Many foreign banks bought collateralized U.S. debt as subprime mortgage loans were rebundled into collateralized debt obligations and sold to financial institutions around the world. When increasing numbers of U.S. consumers defaulted on their mortgage loans, U.S. banks lost money on the loans, and so did banks in other countries. Banks stopped lending to each other, and it became tougher for consumers and businesses to get credit.

With the U.S. falling into a recession, the demand for imported goods plummeted, helping to spur a global recession. Confidence in the economy took a nosedive and so did share prices on stock exchanges worldwide.

Basel III

In hopes of averting another financial crisis, in December of 2009, the international Basel Committee introduced a set of proposals for new capital and liquidity standards for the global banking sector. The reforms, known as Basel III, were passed by the G-20 in November 2010, but the committee left it to member nations to implement the standards in their own countries.

Dodd-Frank Act

In the U.S., the Dodd-Frank Act, passed in 2010, requires bank holding companies with more than $50 million in assets to abide by stringent capital and liquidity standards and it sets new restrictions on incentive compensation.

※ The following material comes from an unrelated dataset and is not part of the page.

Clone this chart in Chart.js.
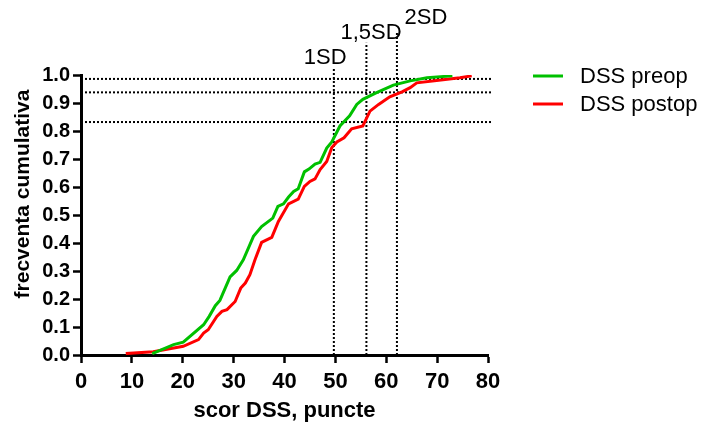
<!DOCTYPE html>
<html>
<head>
<meta charset="utf-8">
<script src="https://cdn.jsdelivr.net/npm/chart.js@4.4.1/dist/chart.umd.min.js"></script>
<style>
    body { margin: 0; background: #fff; }
    #wrap { width: 704px; height: 426px; }
</style>
</head>
<body>
<div id="wrap"><canvas id="cdfChart" width="704" height="426"></canvas></div>
<script>
// Distributie cumulativa scor DSS
const preopX  = [14.0, 18.2, 20.1, 24.1, 25.2, 26.4, 27.3, 29.3, 30.6, 31.9, 32.9, 33.9, 35.5, 37.7, 38.7, 39.8, 40.8, 41.8, 42.7, 43.9, 44.8, 46.0, 47.0, 48.3, 49.3, 50.9, 52.8, 54.2, 55.4, 58.1, 61.4, 64.7, 68.0, 73.0];
const preopY  = [0.005, 0.037, 0.046, 0.108, 0.138, 0.176, 0.195, 0.279, 0.302, 0.340, 0.382, 0.424, 0.459, 0.489, 0.531, 0.540, 0.564, 0.584, 0.594, 0.654, 0.664, 0.682, 0.688, 0.739, 0.761, 0.818, 0.854, 0.895, 0.913, 0.937, 0.964, 0.979, 0.990, 0.997];
const postopX = [8.8, 14.2, 20.1, 23.1, 24.1, 25.0, 26.7, 27.7, 28.7, 30.3, 31.4, 32.3, 33.2, 34.2, 35.5, 37.5, 38.8, 40.8, 42.7, 43.9, 45.0, 46.0, 47.0, 48.3, 49.3, 50.3, 51.7, 53.2, 55.4, 56.8, 58.5, 60.7, 63.1, 64.7, 66.0, 69.9, 74.5, 76.8];
const postopY = [0.005, 0.012, 0.031, 0.055, 0.078, 0.090, 0.138, 0.156, 0.162, 0.191, 0.239, 0.257, 0.287, 0.340, 0.402, 0.420, 0.477, 0.540, 0.557, 0.602, 0.620, 0.629, 0.662, 0.691, 0.741, 0.761, 0.776, 0.808, 0.818, 0.871, 0.895, 0.922, 0.940, 0.955, 0.972, 0.980, 0.990, 0.997];

// linii de referinta (SD)
const sdLabels = ['1SD', '1,5SD', '2SD'];
const sdX      = [49.7, 56.1, 62.1];
const sdTop    = [1.026, 1.115, 1.155];
const sdLabelX = [48.0, 57.0, 67.8];
const sdLabelY = [1.06, 1.15, 1.204];
const refY     = [0.986, 0.938, 0.832];
const refXEnd  = 80.8;

const seriesNames  = ['DSS preop', 'DSS postop'];
const seriesColors = ['#00c000', '#ff0000'];

const FONT = "'Liberation Sans', Arial, sans-serif";

function toPoints(xs, ys) {
    return xs.map((x, i) => ({ x: x, y: ys[i] }));
}

function dottedLine(points) {
    return {
        data: points,
        borderColor: '#000',
        borderWidth: 2,
        borderDash: [2, 2],
        pointRadius: 0,
        clip: false,
        order: 5
    };
}

const datasets = [
    {
        label: seriesNames[0],
        data: toPoints(preopX, preopY),
        borderColor: seriesColors[0],
        borderWidth: 3,
        pointRadius: 0,
        tension: 0,
        order: 1
    },
    {
        label: seriesNames[1],
        data: toPoints(postopX, postopY),
        borderColor: seriesColors[1],
        borderWidth: 3,
        pointRadius: 0,
        tension: 0,
        order: 2
    }
];

sdX.forEach((x, i) => {
    datasets.push(dottedLine([{ x: x, y: 0 }, { x: x, y: sdTop[i] }]));
});
refY.forEach(y => {
    datasets.push(dottedLine([{ x: 0, y: y }, { x: refXEnd, y: y }]));
});

// Texte: etichete SD, legenda, titluri axe
const extrasPlugin = {
    id: 'extras',
    afterDraw(chart) {
        const ctx = chart.ctx;
        const xs = chart.scales.x;
        const ys = chart.scales.y;
        ctx.save();
        ctx.fillStyle = '#000';

        // etichete SD
        ctx.font = `22px ${FONT}`;
        ctx.textAlign = 'center';
        ctx.textBaseline = 'middle';
        sdLabels.forEach((t, i) => {
            ctx.fillText(t, xs.getPixelForValue(sdLabelX[i]), ys.getPixelForValue(sdLabelY[i]));
        });

        // legenda
        seriesNames.forEach((name, i) => {
            const y = 76 + i * 28;
            ctx.strokeStyle = seriesColors[i];
            ctx.lineWidth = 3;
            ctx.beginPath();
            ctx.moveTo(533, y);
            ctx.lineTo(563, y);
            ctx.stroke();
            ctx.fillStyle = '#000';
            ctx.textAlign = 'left';
            ctx.fillText(name, 580, y + 1);
        });

        // titlu axa X
        ctx.font = `bold 22px ${FONT}`;
        ctx.textAlign = 'center';
        ctx.fillText('scor DSS, puncte', (chart.chartArea.left + chart.chartArea.right) / 2, 411);

        // titlu axa Y
        ctx.translate(23, 194);
        ctx.rotate(-Math.PI / 2);
        ctx.font = `bold 21px ${FONT}`;
        ctx.fillText('frecventa cumulativa', 0, 0);
        ctx.restore();
    }
};

const axisCommon = {
    grid: {
        drawOnChartArea: false,
        drawTicks: true,
        tickLength: 8,
        tickWidth: 2.5,
        tickColor: '#000'
    },
    border: { display: true, width: 3, color: '#000' }
};

new Chart(document.getElementById('cdfChart').getContext('2d'), {
    type: 'line',
    data: { datasets: datasets },
    options: {
        responsive: false,
        animation: false,
        layout: { padding: { left: 0, right: 216, top: 75, bottom: 0 } },
        plugins: {
            legend: { display: false },
            tooltip: { enabled: false }
        },
        scales: {
            x: {
                type: 'linear',
                min: 0,
                max: 80,
                afterFit: s => { s.height = 71; },
                ticks: {
                    stepSize: 10,
                    color: '#000',
                    padding: 6,
                    font: { family: FONT, size: 22, weight: 'bold' }
                },
                ...axisCommon
            },
            y: {
                min: 0,
                max: 1,
                afterFit: s => { s.width = 81; },
                ticks: {
                    stepSize: 0.1,
                    color: '#000',
                    padding: 3,
                    font: { family: FONT, size: 20, weight: 'bold' },
                    callback: v => v.toFixed(1)
                },
                ...axisCommon
            }
        }
    },
    plugins: [extrasPlugin]
});
</script>
</body>
</html>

The legislation also created the Financial Stability Oversight Council, to include the Federal Reserve Bank and other agencies for the purpose of coordinating the regulation of larger, "systemically important" banks. The council can break up large banks that might present risk because of their sizes. A new Orderly Liquidation Fund was established to provide financial assistance for the liquidation of big financial institutions that fall into trouble.

Some critics charge, however, that the act passed by U.S. Congress in 2010 is a greatly weakened version of the bill originally envisioned by President Barack Obama, watered down during its development through legislative and lobbyist maneuvering.

Crapo Bill

When President Donald Trump took office he ordered a review of the Dodd-Frank Act, with the aim of eliminating many of its rules. In March of 2018 the Economic Growth, Regulatory Relief, and Consumer Protection Act  (S.2115), also known as the Crapo Bill, passed the Senate. The bill is named after Mike Crapo, a United States Senator (R-ID) and chairman of the Senate Banking Committee, who sponsored it. It is designed to roll back parts of Dodd–Frank.

If passed into law, one of the main provisions of the Crapo Bill would increase the asset threshold that banks must pass to $250 billion, up from $50 billion under Dodd-Frank. The Crapo Bill must be reconciled with the Financial CHOICE Act in order to pass into law.

SEC Rules

The Dodd-Frank Act also contains more than 90 provisions that require rule-making by the U.S. Securities and Exchange Commission (SEC), along with dozens of other provisions where the SEC has been given discretionary rule-making authority. As of May 2018, the SEC was still working its way through adopting or proposing rules for all of the mandatory rule-making provisions.

Rules that have been adopted so far include bringing more transparency to the swap fund and hedge fund markets, giving investors say over executive compensation and setting up a whistle-blowers program for securities law violations, for instance.